-- begin Dataset extract --

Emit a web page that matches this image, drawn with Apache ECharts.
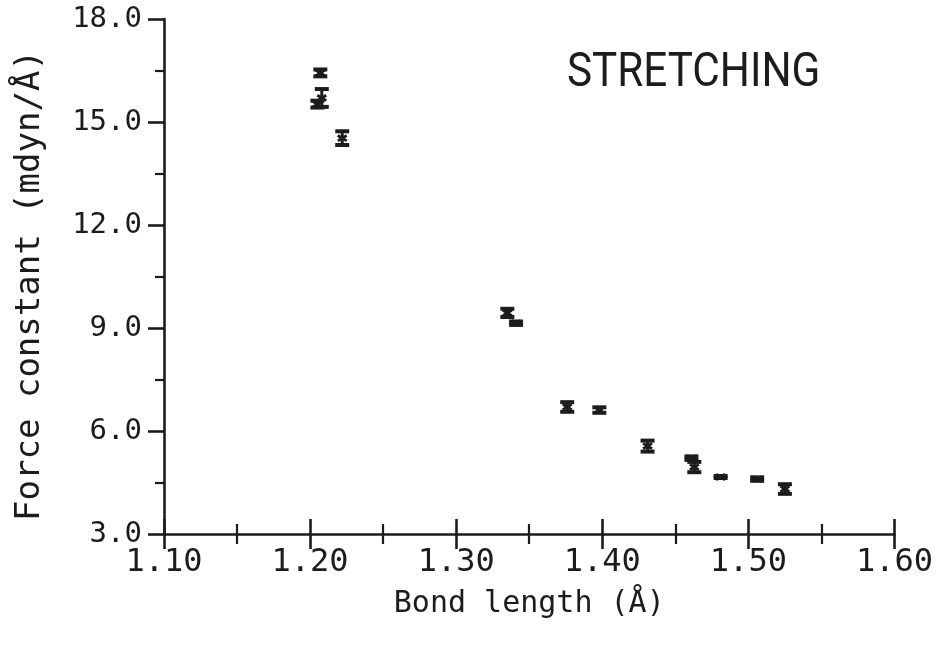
<!DOCTYPE html>
<html>
<head>
<meta charset="utf-8">
<script src="https://cdn.jsdelivr.net/npm/echarts@6/dist/echarts.min.js"></script>
<style>
html,body{margin:0;padding:0;background:#fff;}
#chart{width:936px;height:645px;}
</style>
</head>
<body>
<div id="chart"></div>
<script>
// Data
var bondLength = [1.207, 1.208, 1.205, 1.222, 1.335, 1.341, 1.376, 1.398, 1.431, 1.461, 1.463, 1.481, 1.506, 1.525];
var forceConst = [16.43, 15.70, 15.52, 14.53, 9.44, 9.14, 6.70, 6.61, 5.56, 5.21, 4.95, 4.66, 4.60, 4.31];
var errHalf    = [0.10, 0.26, 0.10, 0.20, 0.12, 0.05, 0.14, 0.08, 0.16, 0.05, 0.15, 0.03, 0.05, 0.14];
var xTickMin = 1.10, xTickMax = 1.60, xTickStep = 0.10;
var yTickMin = 3.0, yTickMax = 18.0, yTickStep = 3.0;
var panelLabel = 'STRETCHING';
var xTitle = 'Bond length (Å)';
var yTitle = 'Force constant (mdyn/Å)';

var ink = '#1c1c1c';
var mono = '"DejaVu Sans Mono", "Liberation Mono", monospace';

var pts = bondLength.map(function (x, i) {
  return [x, forceConst[i], forceConst[i] - errHalf[i], forceConst[i] + errHalf[i]];
});

var chart = echarts.init(document.getElementById('chart'), null, {renderer: 'canvas'});

function xAxisBase(extra) {
  var a = {
    type: 'value', position: 'bottom',
    min: xTickMin, max: xTickMax, interval: xTickStep,
    splitLine: {show: false}
  };
  for (var k in extra) a[k] = extra[k];
  return a;
}

var option = {
  backgroundColor: '#ffffff',
  animation: false,
  grid: {left: 164, right: 41, top: 19, bottom: 111, containLabel: false},
  xAxis: [
    xAxisBase({
      name: xTitle, nameLocation: 'middle', nameGap: 55,
      nameTextStyle: {fontFamily: mono, fontSize: 30, color: ink},
      axisLine: {show: true, onZero: false, lineStyle: {color: ink, width: 2.6}},
      axisTick: {show: true, inside: false, length: 15, lineStyle: {color: ink, width: 2.6}},
      minorTick: {show: true, splitNumber: 2, length: 10, lineStyle: {color: ink, width: 2.2}},
      axisLabel: {margin: 13, fontFamily: mono, fontSize: 32, color: ink,
        formatter: function (v) { return v.toFixed(2); }}
    }),
    xAxisBase({
      axisLine: {show: false},
      axisTick: {show: true, inside: true, length: 15, lineStyle: {color: ink, width: 2.6}},
      minorTick: {show: true, splitNumber: 2, length: 10, lineStyle: {color: ink, width: 2.2}},
      axisLabel: {show: false}
    })
  ],
  yAxis: {
    type: 'value',
    min: yTickMin, max: yTickMax, interval: yTickStep,
    name: yTitle, nameLocation: 'middle', nameGap: 117,
    nameTextStyle: {fontFamily: mono, fontSize: 34, color: ink, padding: [0, 18, 0, 0]},
    axisLine: {show: true, onZero: false, lineStyle: {color: ink, width: 2.6}},
    axisTick: {show: true, inside: false, length: 16, lineStyle: {color: ink, width: 2.6}},
    minorTick: {show: true, splitNumber: 2, length: 9, lineStyle: {color: ink, width: 2.2}},
    splitLine: {show: false},
    axisLabel: {margin: 22, fontFamily: mono, fontSize: 29, color: ink,
      formatter: function (v) { return v.toFixed(1); }}
  },
  graphic: [{
    type: 'text', x: 567, y: 50, scaleX: 0.88,
    style: {text: panelLabel, fontFamily: '"Liberation Sans Narrow", "Roboto", sans-serif',
      fontSize: 48, fill: ink, verticalAlign: 'top', align: 'left'}
  }],
  series: [{
    type: 'custom',
    xAxisIndex: 0,
    data: pts,
    encode: {x: 0, y: [1, 2, 3]},
    renderItem: function (params, api) {
      var x = api.value(0);
      var c = api.coord([x, api.value(1)]);
      var lo = api.coord([x, api.value(2)]);
      var hi = api.coord([x, api.value(3)]);
      var cap = 7, m = 4.5;
      var st = {stroke: ink, lineWidth: 4};
      return {
        type: 'group',
        children: [
          {type: 'line', shape: {x1: lo[0], y1: lo[1], x2: hi[0], y2: hi[1]}, style: {stroke: ink, lineWidth: 3}},
          {type: 'line', shape: {x1: lo[0] - cap, y1: lo[1], x2: lo[0] + cap, y2: lo[1]}, style: st},
          {type: 'line', shape: {x1: hi[0] - cap, y1: hi[1], x2: hi[0] + cap, y2: hi[1]}, style: st},
          {type: 'line', shape: {x1: c[0] - m, y1: c[1] - m * 0.6, x2: c[0] + m, y2: c[1] + m * 0.6}, style: {stroke: ink, lineWidth: 2.8}},
          {type: 'line', shape: {x1: c[0] - m, y1: c[1] + m * 0.6, x2: c[0] + m, y2: c[1] - m * 0.6}, style: {stroke: ink, lineWidth: 2.8}}
        ]
      };
    }
  }]
};
chart.setOption(option);
</script>
</body>
</html>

-- end Dataset extract --

> [Exercise goal] Quote in full the listing given above; the images are to be left out.

> [Full answer]
Emit a web page that matches this image, drawn with Apache ECharts.
<!DOCTYPE html>
<html>
<head>
<meta charset="utf-8">
<script src="https://cdn.jsdelivr.net/npm/echarts@6/dist/echarts.min.js"></script>
<style>
html,body{margin:0;padding:0;background:#fff;}
#chart{width:936px;height:645px;}
</style>
</head>
<body>
<div id="chart"></div>
<script>
// Data
var bondLength = [1.207, 1.208, 1.205, 1.222, 1.335, 1.341, 1.376, 1.398, 1.431, 1.461, 1.463, 1.481, 1.506, 1.525];
var forceConst = [16.43, 15.70, 15.52, 14.53, 9.44, 9.14, 6.70, 6.61, 5.56, 5.21, 4.95, 4.66, 4.60, 4.31];
var errHalf    = [0.10, 0.26, 0.10, 0.20, 0.12, 0.05, 0.14, 0.08, 0.16, 0.05, 0.15, 0.03, 0.05, 0.14];
var xTickMin = 1.10, xTickMax = 1.60, xTickStep = 0.10;
var yTickMin = 3.0, yTickMax = 18.0, yTickStep = 3.0;
var panelLabel = 'STRETCHING';
var xTitle = 'Bond length (Å)';
var yTitle = 'Force constant (mdyn/Å)';

var ink = '#1c1c1c';
var mono = '"DejaVu Sans Mono", "Liberation Mono", monospace';

var pts = bondLength.map(function (x, i) {
  return [x, forceConst[i], forceConst[i] - errHalf[i], forceConst[i] + errHalf[i]];
});

var chart = echarts.init(document.getElementById('chart'), null, {renderer: 'canvas'});

function xAxisBase(extra) {
  var a = {
    type: 'value', position: 'bottom',
    min: xTickMin, max: xTickMax, interval: xTickStep,
    splitLine: {show: false}
  };
  for (var k in extra) a[k] = extra[k];
  return a;
}

var option = {
  backgroundColor: '#ffffff',
  animation: false,
  grid: {left: 164, right: 41, top: 19, bottom: 111, containLabel: false},
  xAxis: [
    xAxisBase({
      name: xTitle, nameLocation: 'middle', nameGap: 55,
      nameTextStyle: {fontFamily: mono, fontSize: 30, color: ink},
      axisLine: {show: true, onZero: false, lineStyle: {color: ink, width: 2.6}},
      axisTick: {show: true, inside: false, length: 15, lineStyle: {color: ink, width: 2.6}},
      minorTick: {show: true, splitNumber: 2, length: 10, lineStyle: {color: ink, width: 2.2}},
      axisLabel: {margin: 13, fontFamily: mono, fontSize: 32, color: ink,
        formatter: function (v) { return v.toFixed(2); }}
    }),
    xAxisBase({
      axisLine: {show: false},
      axisTick: {show: true, inside: true, length: 15, lineStyle: {color: ink, width: 2.6}},
      minorTick: {show: true, splitNumber: 2, length: 10, lineStyle: {color: ink, width: 2.2}},
      axisLabel: {show: false}
    })
  ],
  yAxis: {
    type: 'value',
    min: yTickMin, max: yTickMax, interval: yTickStep,
    name: yTitle, nameLocation: 'middle', nameGap: 117,
    nameTextStyle: {fontFamily: mono, fontSize: 34, color: ink, padding: [0, 18, 0, 0]},
    axisLine: {show: true, onZero: false, lineStyle: {color: ink, width: 2.6}},
    axisTick: {show: true, inside: false, length: 16, lineStyle: {color: ink, width: 2.6}},
    minorTick: {show: true, splitNumber: 2, length: 9, lineStyle: {color: ink, width: 2.2}},
    splitLine: {show: false},
    axisLabel: {margin: 22, fontFamily: mono, fontSize: 29, color: ink,
      formatter: function (v) { return v.toFixed(1); }}
  },
  graphic: [{
    type: 'text', x: 567, y: 50, scaleX: 0.88,
    style: {text: panelLabel, fontFamily: '"Liberation Sans Narrow", "Roboto", sans-serif',
      fontSize: 48, fill: ink, verticalAlign: 'top', align: 'left'}
  }],
  series: [{
    type: 'custom',
    xAxisIndex: 0,
    data: pts,
    encode: {x: 0, y: [1, 2, 3]},
    renderItem: function (params, api) {
      var x = api.value(0);
      var c = api.coord([x, api.value(1)]);
      var lo = api.coord([x, api.value(2)]);
      var hi = api.coord([x, api.value(3)]);
      var cap = 7, m = 4.5;
      var st = {stroke: ink, lineWidth: 4};
      return {
        type: 'group',
        children: [
          {type: 'line', shape: {x1: lo[0], y1: lo[1], x2: hi[0], y2: hi[1]}, style: {stroke: ink, lineWidth: 3}},
          {type: 'line', shape: {x1: lo[0] - cap, y1: lo[1], x2: lo[0] + cap, y2: lo[1]}, style: st},
          {type: 'line', shape: {x1: hi[0] - cap, y1: hi[1], x2: hi[0] + cap, y2: hi[1]}, style: st},
          {type: 'line', shape: {x1: c[0] - m, y1: c[1] - m * 0.6, x2: c[0] + m, y2: c[1] + m * 0.6}, style: {stroke: ink, lineWidth: 2.8}},
          {type: 'line', shape: {x1: c[0] - m, y1: c[1] + m * 0.6, x2: c[0] + m, y2: c[1] - m * 0.6}, style: {stroke: ink, lineWidth: 2.8}}
        ]
      };
    }
  }]
};
chart.setOption(option);
</script>
</body>
</html>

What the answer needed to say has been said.